PROVIDED DATA:

## begin

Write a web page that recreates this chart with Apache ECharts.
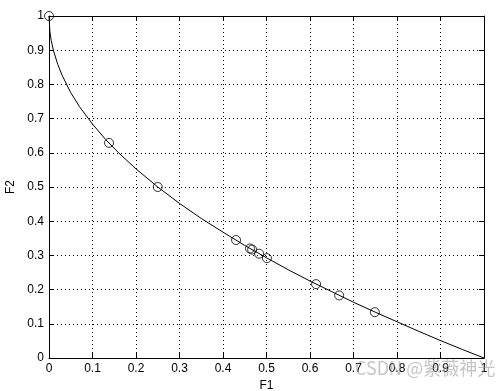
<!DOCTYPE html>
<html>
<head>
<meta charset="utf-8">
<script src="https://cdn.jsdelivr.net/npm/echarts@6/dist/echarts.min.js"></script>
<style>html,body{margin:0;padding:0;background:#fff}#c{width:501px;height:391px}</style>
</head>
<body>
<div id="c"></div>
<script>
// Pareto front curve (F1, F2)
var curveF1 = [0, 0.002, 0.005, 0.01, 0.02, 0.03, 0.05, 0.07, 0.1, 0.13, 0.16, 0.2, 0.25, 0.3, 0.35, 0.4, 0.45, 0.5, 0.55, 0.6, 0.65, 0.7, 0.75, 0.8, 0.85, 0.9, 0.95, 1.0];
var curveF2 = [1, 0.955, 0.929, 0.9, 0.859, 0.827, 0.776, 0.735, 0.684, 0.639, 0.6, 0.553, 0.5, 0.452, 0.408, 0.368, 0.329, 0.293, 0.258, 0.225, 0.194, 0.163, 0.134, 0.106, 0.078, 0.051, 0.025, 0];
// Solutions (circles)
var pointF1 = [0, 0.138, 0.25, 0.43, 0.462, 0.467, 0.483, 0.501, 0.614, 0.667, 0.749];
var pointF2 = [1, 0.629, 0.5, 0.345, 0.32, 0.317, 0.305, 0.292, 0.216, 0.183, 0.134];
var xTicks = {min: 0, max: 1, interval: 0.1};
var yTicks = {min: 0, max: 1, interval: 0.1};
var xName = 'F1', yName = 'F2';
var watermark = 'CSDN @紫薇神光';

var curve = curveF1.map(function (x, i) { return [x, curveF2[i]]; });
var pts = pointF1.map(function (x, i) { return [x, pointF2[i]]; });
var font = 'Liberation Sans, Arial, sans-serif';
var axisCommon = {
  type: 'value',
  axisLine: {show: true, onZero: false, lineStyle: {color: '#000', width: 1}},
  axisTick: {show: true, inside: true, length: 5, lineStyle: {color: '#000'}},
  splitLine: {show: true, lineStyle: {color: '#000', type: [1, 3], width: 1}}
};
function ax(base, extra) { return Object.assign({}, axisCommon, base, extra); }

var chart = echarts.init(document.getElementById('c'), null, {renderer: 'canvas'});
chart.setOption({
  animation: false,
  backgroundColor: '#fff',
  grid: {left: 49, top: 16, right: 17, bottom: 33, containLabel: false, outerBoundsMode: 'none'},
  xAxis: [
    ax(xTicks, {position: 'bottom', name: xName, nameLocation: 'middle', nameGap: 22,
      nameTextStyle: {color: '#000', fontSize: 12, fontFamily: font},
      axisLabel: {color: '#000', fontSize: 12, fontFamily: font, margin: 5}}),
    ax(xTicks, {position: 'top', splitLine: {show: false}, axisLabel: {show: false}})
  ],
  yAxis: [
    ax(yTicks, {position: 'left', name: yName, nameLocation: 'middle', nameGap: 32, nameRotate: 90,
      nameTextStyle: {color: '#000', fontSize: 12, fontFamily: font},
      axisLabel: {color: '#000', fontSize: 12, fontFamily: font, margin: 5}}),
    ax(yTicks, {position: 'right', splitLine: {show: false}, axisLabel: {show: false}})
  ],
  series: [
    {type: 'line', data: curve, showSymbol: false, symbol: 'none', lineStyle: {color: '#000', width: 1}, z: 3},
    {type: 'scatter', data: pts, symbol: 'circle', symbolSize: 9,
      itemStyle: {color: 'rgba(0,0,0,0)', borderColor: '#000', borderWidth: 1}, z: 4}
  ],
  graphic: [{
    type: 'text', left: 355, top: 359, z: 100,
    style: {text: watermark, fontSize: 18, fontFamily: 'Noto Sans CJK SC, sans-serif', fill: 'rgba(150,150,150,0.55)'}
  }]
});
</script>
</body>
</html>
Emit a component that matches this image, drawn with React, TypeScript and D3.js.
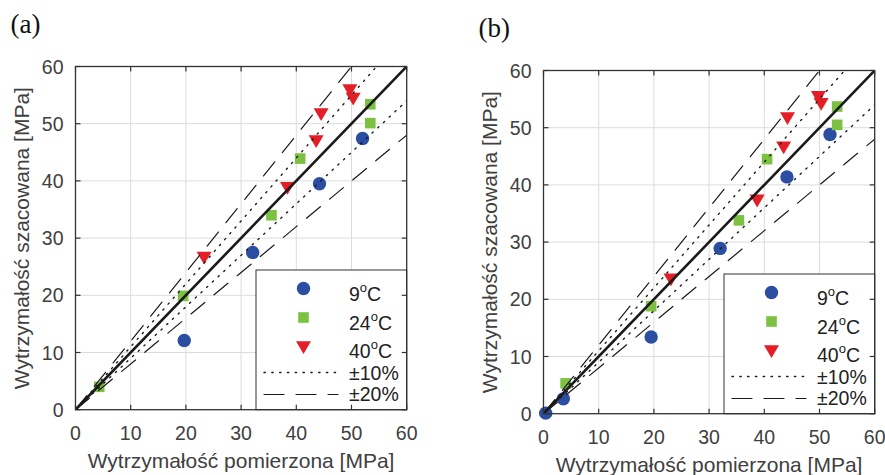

## end
## begin

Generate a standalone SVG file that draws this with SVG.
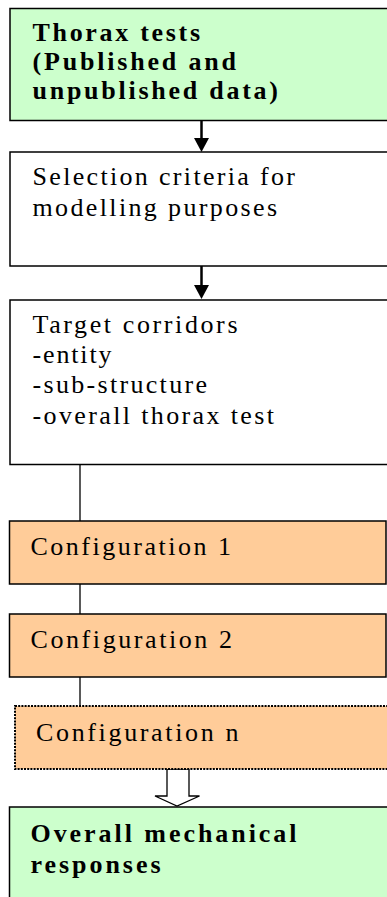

## end
## begin

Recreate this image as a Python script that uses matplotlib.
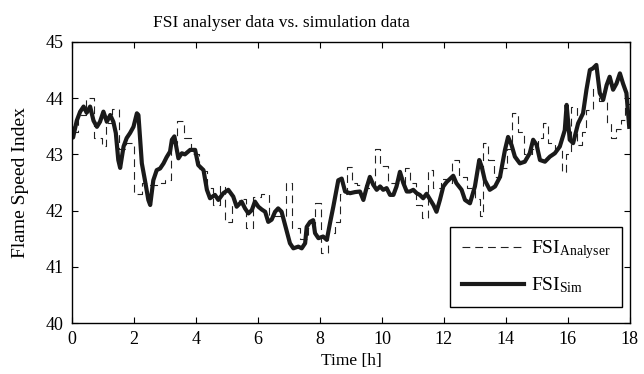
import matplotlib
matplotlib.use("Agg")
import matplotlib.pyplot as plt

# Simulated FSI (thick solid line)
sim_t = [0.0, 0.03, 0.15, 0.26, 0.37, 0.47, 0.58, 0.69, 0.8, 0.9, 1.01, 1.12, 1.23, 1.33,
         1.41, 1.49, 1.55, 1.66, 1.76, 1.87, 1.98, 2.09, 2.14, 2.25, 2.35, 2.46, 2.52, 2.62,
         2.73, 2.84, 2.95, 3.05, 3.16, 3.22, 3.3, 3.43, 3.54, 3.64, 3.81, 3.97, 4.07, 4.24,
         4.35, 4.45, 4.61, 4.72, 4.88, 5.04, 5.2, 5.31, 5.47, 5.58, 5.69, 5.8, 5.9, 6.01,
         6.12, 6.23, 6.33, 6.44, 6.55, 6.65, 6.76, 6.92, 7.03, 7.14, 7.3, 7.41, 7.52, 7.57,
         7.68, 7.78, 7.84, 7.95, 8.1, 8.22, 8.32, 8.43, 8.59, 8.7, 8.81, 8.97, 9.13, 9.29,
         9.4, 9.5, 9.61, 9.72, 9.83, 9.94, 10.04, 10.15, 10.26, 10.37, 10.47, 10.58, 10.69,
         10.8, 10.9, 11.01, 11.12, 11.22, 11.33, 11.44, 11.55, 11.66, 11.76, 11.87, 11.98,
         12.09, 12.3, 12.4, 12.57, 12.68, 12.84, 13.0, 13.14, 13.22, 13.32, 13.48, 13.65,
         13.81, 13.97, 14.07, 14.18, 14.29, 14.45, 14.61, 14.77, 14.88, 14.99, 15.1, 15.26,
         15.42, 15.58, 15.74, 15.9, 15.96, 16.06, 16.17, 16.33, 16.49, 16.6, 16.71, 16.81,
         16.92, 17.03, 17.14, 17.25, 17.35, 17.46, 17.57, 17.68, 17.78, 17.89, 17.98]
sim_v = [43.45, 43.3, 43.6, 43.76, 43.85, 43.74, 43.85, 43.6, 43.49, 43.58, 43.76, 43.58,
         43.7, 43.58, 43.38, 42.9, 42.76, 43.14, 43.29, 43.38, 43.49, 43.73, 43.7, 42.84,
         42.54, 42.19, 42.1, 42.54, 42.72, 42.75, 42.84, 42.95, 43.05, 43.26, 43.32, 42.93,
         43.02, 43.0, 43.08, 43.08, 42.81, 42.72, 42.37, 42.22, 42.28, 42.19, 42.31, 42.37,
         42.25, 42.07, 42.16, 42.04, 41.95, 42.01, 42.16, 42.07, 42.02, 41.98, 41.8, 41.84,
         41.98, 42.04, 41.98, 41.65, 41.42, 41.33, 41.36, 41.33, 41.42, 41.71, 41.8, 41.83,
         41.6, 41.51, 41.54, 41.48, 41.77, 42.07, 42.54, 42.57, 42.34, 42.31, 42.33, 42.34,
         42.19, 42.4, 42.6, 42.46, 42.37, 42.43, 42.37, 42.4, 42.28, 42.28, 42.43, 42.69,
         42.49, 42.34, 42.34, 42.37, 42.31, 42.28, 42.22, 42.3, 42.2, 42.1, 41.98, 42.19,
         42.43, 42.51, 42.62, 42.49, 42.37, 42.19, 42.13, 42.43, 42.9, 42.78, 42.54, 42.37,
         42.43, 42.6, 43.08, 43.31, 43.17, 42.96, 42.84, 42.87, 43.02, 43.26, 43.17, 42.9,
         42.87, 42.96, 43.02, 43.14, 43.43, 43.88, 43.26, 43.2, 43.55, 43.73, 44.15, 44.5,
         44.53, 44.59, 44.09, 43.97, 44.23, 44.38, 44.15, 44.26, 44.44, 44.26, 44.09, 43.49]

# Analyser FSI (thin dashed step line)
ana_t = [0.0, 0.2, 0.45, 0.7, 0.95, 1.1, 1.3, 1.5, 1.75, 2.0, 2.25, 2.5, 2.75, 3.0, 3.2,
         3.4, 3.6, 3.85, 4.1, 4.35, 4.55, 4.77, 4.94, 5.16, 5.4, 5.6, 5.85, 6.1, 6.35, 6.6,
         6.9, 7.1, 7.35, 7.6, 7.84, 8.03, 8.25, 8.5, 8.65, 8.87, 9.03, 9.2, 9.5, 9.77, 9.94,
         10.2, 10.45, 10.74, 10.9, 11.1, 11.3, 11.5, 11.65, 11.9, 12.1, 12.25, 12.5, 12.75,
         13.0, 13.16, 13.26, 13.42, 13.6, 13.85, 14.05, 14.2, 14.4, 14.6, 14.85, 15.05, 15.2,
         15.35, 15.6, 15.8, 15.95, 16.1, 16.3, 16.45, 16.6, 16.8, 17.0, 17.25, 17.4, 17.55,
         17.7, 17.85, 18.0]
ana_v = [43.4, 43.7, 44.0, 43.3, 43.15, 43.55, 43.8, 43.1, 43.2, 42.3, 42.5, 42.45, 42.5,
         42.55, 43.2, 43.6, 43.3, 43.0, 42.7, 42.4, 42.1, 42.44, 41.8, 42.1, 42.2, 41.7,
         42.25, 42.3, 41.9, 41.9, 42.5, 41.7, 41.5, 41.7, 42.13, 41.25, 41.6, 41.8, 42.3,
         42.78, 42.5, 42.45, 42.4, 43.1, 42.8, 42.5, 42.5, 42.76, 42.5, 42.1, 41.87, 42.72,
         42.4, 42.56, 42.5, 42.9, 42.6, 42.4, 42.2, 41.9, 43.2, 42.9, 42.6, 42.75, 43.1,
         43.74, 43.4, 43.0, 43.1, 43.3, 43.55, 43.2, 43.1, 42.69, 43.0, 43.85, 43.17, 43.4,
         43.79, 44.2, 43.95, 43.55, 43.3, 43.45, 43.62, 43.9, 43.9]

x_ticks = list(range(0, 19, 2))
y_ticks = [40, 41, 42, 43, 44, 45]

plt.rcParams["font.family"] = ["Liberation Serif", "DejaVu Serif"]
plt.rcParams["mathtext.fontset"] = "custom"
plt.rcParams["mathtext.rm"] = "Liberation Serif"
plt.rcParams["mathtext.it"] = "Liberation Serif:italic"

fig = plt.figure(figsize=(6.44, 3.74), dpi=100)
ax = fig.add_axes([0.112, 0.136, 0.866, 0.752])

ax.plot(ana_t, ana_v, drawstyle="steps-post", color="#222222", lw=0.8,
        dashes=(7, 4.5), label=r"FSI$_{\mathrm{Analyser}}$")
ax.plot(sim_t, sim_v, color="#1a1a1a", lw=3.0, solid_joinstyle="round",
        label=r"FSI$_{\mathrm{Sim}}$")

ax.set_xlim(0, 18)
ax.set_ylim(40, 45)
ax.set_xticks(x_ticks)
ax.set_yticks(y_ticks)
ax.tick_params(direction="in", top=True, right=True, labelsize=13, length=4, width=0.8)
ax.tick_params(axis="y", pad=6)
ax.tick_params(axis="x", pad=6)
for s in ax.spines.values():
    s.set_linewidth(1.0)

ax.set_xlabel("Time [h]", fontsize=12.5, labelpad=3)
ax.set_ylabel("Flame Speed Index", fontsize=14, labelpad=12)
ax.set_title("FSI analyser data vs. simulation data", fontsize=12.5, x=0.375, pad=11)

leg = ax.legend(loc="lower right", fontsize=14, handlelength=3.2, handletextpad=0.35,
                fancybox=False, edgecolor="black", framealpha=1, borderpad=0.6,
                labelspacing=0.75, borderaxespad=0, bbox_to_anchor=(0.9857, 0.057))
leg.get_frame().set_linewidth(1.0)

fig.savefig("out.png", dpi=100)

## end

WHAT IS EXPECTED: Word for word, restate the lines beginning with the one that has "Recreate this image" and ending with the one that has "import matplotlib.pyplot as plt". Keep both ends and skip any pictures.

EXERCISE RESULT:
Recreate this image as a Python script that uses matplotlib.
import matplotlib
matplotlib.use("Agg")
import matplotlib.pyplot as plt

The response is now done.